How to Keep Your Kids Safe and Informed at a Protest

Sharity Holley’s daughter participating in a recent peaceful protest in Over-the-Rhine.

Photograph by Sharity Holley

Protesters have been demonstrating in Cincinnati and across the country to voice their outrage over systemic racism and the death of George Floyd, who died on May 25 when a Minneapolis police officer knelt on his neck for nearly nine minutes. Although these gatherings remain mostly peaceful, reports of violence started by protesters and the police have kept those who would otherwise join at home—especially parents with young children.

Camp Washington resident Sharity Holley has been taking her children to protests since her oldest, now 23, was in a stroller. “We talk about the situation, and I ask them what their thoughts and feelings are, and I tell them that it’s OK to have different opinions than myself,” Holley says. “That’s where our conversation usually starts. I’d never ask my 13-year-old to march for something they don’t agree with, but I do make activism part of my kids’ teenage years.”

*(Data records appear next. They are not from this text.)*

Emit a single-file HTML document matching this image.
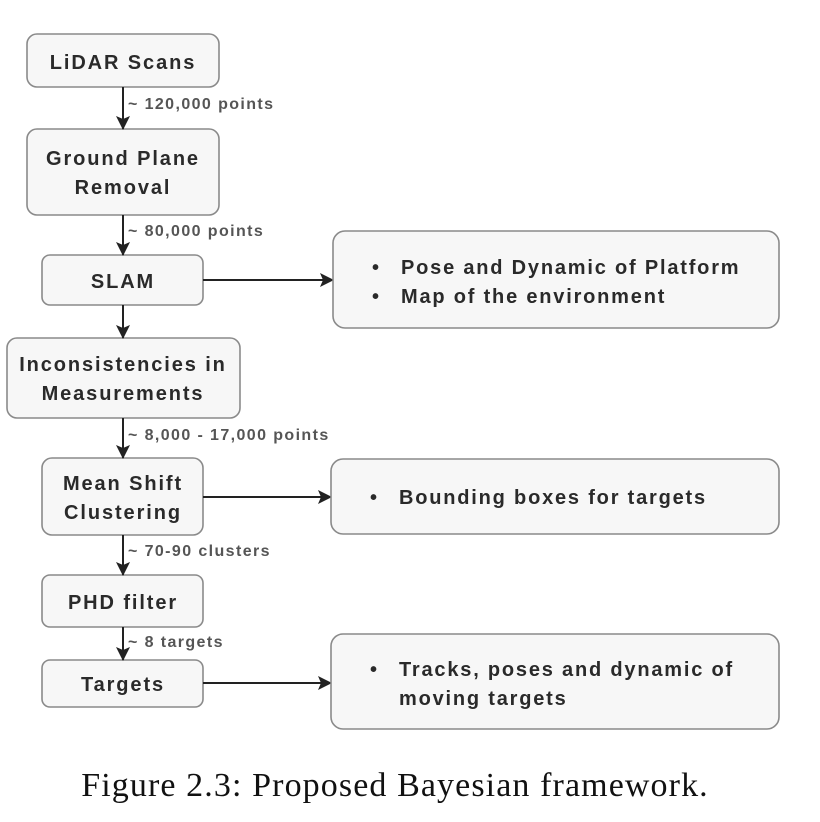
<!DOCTYPE html>
<html><head><meta charset="utf-8"><style>
html,body{margin:0;padding:0;background:#fff;}
svg{display:block;}
.b{fill:#f7f7f7;stroke:#8a8a8a;stroke-width:1.6;}
.t{font-family:"Liberation Sans",sans-serif;font-size:20px;font-weight:bold;fill:#2a2a2a;text-anchor:middle;letter-spacing:1.9px;}
.r{font-family:"Liberation Sans",sans-serif;font-size:20px;font-weight:bold;fill:#2a2a2a;letter-spacing:1.8px;}
.l{font-family:"Liberation Sans",sans-serif;font-size:16px;font-weight:bold;fill:#555;letter-spacing:1.4px;}
.ln{stroke:#222;stroke-width:2;fill:none;}
</style></head><body>
<svg width="820" height="822" viewBox="0 0 820 822">
<defs><marker id="a" markerWidth="14" markerHeight="14" refX="13" refY="7" orient="auto" markerUnits="userSpaceOnUse"><path d="M0,0 L14,7 L0,14 L3,7 z" fill="#222"/></marker></defs>
<rect class="b" x="27" y="34" width="192" height="53" rx="10"/>
<text class="t" x="123" y="69">LiDAR Scans</text>
<rect class="b" x="27" y="129" width="192" height="86" rx="10"/>
<text class="t" x="123" y="165">Ground Plane</text>
<text class="t" x="123" y="194">Removal</text>
<rect class="b" x="42" y="255" width="161" height="50" rx="8"/>
<text class="t" x="123" y="288">SLAM</text>
<rect class="b" x="7" y="338" width="233" height="80" rx="10"/>
<text class="t" x="123" y="371">Inconsistencies in</text>
<text class="t" x="123" y="400">Measurements</text>
<rect class="b" x="42" y="458" width="161" height="77" rx="10"/>
<text class="t" x="123" y="490">Mean Shift</text>
<text class="t" x="123" y="519">Clustering</text>
<rect class="b" x="42" y="575" width="161" height="52" rx="8"/>
<text class="t" x="123" y="609">PHD filter</text>
<rect class="b" x="42" y="660" width="161" height="47" rx="8"/>
<text class="t" x="123" y="691">Targets</text>

<line class="ln" x1="123" y1="87" x2="123" y2="129" marker-end="url(#a)"/>
<text class="l" x="128" y="109">~ 120,000 points</text>
<line class="ln" x1="123" y1="215" x2="123" y2="255" marker-end="url(#a)"/>
<text class="l" x="128" y="236">~ 80,000 points</text>
<line class="ln" x1="123" y1="305" x2="123" y2="338" marker-end="url(#a)"/>
<line class="ln" x1="123" y1="418" x2="123" y2="458" marker-end="url(#a)"/>
<text class="l" x="128" y="440">~ 8,000 - 17,000 points</text>
<line class="ln" x1="123" y1="535" x2="123" y2="575" marker-end="url(#a)"/>
<text class="l" x="128" y="556">~ 70-90 clusters</text>
<line class="ln" x1="123" y1="627" x2="123" y2="660" marker-end="url(#a)"/>
<text class="l" x="128" y="647">~ 8 targets</text>

<line class="ln" x1="203" y1="280" x2="333" y2="280" marker-end="url(#a)"/>
<line class="ln" x1="203" y1="497" x2="331" y2="497" marker-end="url(#a)"/>
<line class="ln" x1="203" y1="683" x2="331" y2="683" marker-end="url(#a)"/>

<rect class="b" x="333" y="231" width="446" height="97" rx="12"/>
<text class="r" x="372" y="274">•</text><text class="r" x="401" y="274">Pose and Dynamic of Platform</text>
<text class="r" x="372" y="303">•</text><text class="r" x="401" y="303">Map of the environment</text>
<rect class="b" x="331" y="459" width="448" height="75" rx="12"/>
<text class="r" x="370" y="504">•</text><text class="r" x="399" y="504">Bounding boxes for targets</text>
<rect class="b" x="331" y="634" width="448" height="95" rx="12"/>
<text class="r" x="370" y="676">•</text><text class="r" x="399" y="676">Tracks, poses and dynamic of</text>
<text class="r" x="399" y="705">moving targets</text>

<text x="395" y="796" font-family="Liberation Serif,serif" font-size="34" fill="#111" text-anchor="middle" letter-spacing="1.1">Figure 2.3: Proposed Bayesian framework.</text>
</svg>
</body></html>
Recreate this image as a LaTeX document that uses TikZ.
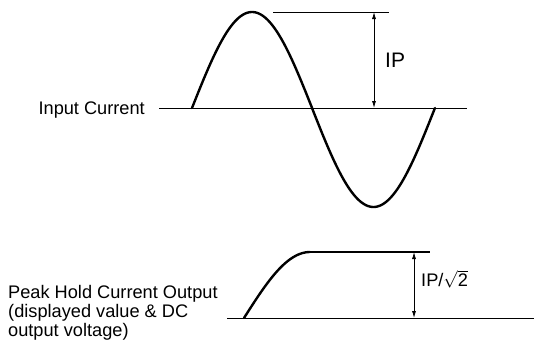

Over the years, she’s picked up a few tricks that help ensure her family is comfortable and safe while protesting. These tips can help any anyone planning to attend an upcoming event or protest, such as the Juneteenth celebration at Inwood Park on Friday, June 19, which Holley assumes will draw counter-protestors, or the protest at the Hamilton County Courthouse that’s scheduled for 3 p.m. the same day.

What to Bring

Holley has what she calls resource bags, packed full of necessities. This isn’t a comprehensive list of what’s inside, but here are a few important items:

  • Extra face masks and hand sanitizer
  • Saline solution and an eyewash made from baby shampoo and water
  • Ponchos
  • Sunscreen and aloe gel packs for sunburn
  • Bug repellent
  • Portable phone chargers
  • Ibuprofen and Tylenol in liquid- and pill-forms
  • Hydration packets and bottles of water
  • Snacks and soda
  • Extra socks and gloves
  • Pads, tampons, baby wipes, and diapers
  • Clean and empty zipper storage bags
  • Eucalyptus oil (if someone faints, this can help wake them up)
  • $20 bill
  • A small laminated card Holley made for each of her underage children, which includes the same identifying information found on a state ID
  • A first aid kit

“Everyone has enough supplies to care for other people, but they’ve also been taught to care for themselves first,” Holley says.

How to Stay Safe

When her younger children are attending, Holley will choose protests that are during daylight hours. She teaches her children to have multiple exit routes, and she also chooses protests that are easier to exit. For example, a Washington Park protest is likely safer than one at the courthouse, which is more confined, she says.

Despite her precautions, Holley and her family have been exposed to tear gas while protesting, so she teaches her children how to properly use goggles and wash their eyes out.

Using a permanent marker, Holley writes her and her husband’s phone numbers on her children’s abdomens, where it’s less likely to smear off due to sweat or sunscreen. She also teaches her children to stick to the edges of a crowd and dresses them in brightly colored T-shirts.

She also changes the screen savers on their phones to a message that says Call my mom in an emergency, with Holley’s name and number and her doctor’s phone number. She turns on the location-tracking setting, and she doesn’t let her children use their phones while protesting so they can be more alert to their surroundings.

A Teaching Moment

The lessons Holley teaches her children vary based on their age. For example, she recently focused on protest chants for her 3-year-old. “He thinks putting your hands up in the air is cute, and at the protest, he’d giggle and put his hands up,” she says. But when the group would chant Hands up, don’t shoot, she says he’d be confused by the second half, because he’s been taught that guns are bad.

“I had to teach them that saying I can’t breathe is serious. You don’t joke about that. You don’t ever use that in a funny way,” Holley says. “There are a lot of conversations that are just going to have to be had continuously as he grows up. When someone says Hands up, don’t shoot, we don’t laugh. We’ve gotten that point through to him so far.”

The lessons for her 13-year-old, meanwhile, are more intense. At a recent protest at Washington Park, one of the featured speakers was Audrey DuBose, whose son Samuel DuBose was shot and killed by University of Cincinnati police officer Ray Tensing in 2015.

“That was really hard for all of us,” Holley says. “We had to have a very serious conversation afterwards as to what would happen if somebody hurt her stepdad or her dad [who are both black]. It was the first real time she associated [racial violence] with something happening to her own parents or to her siblings.”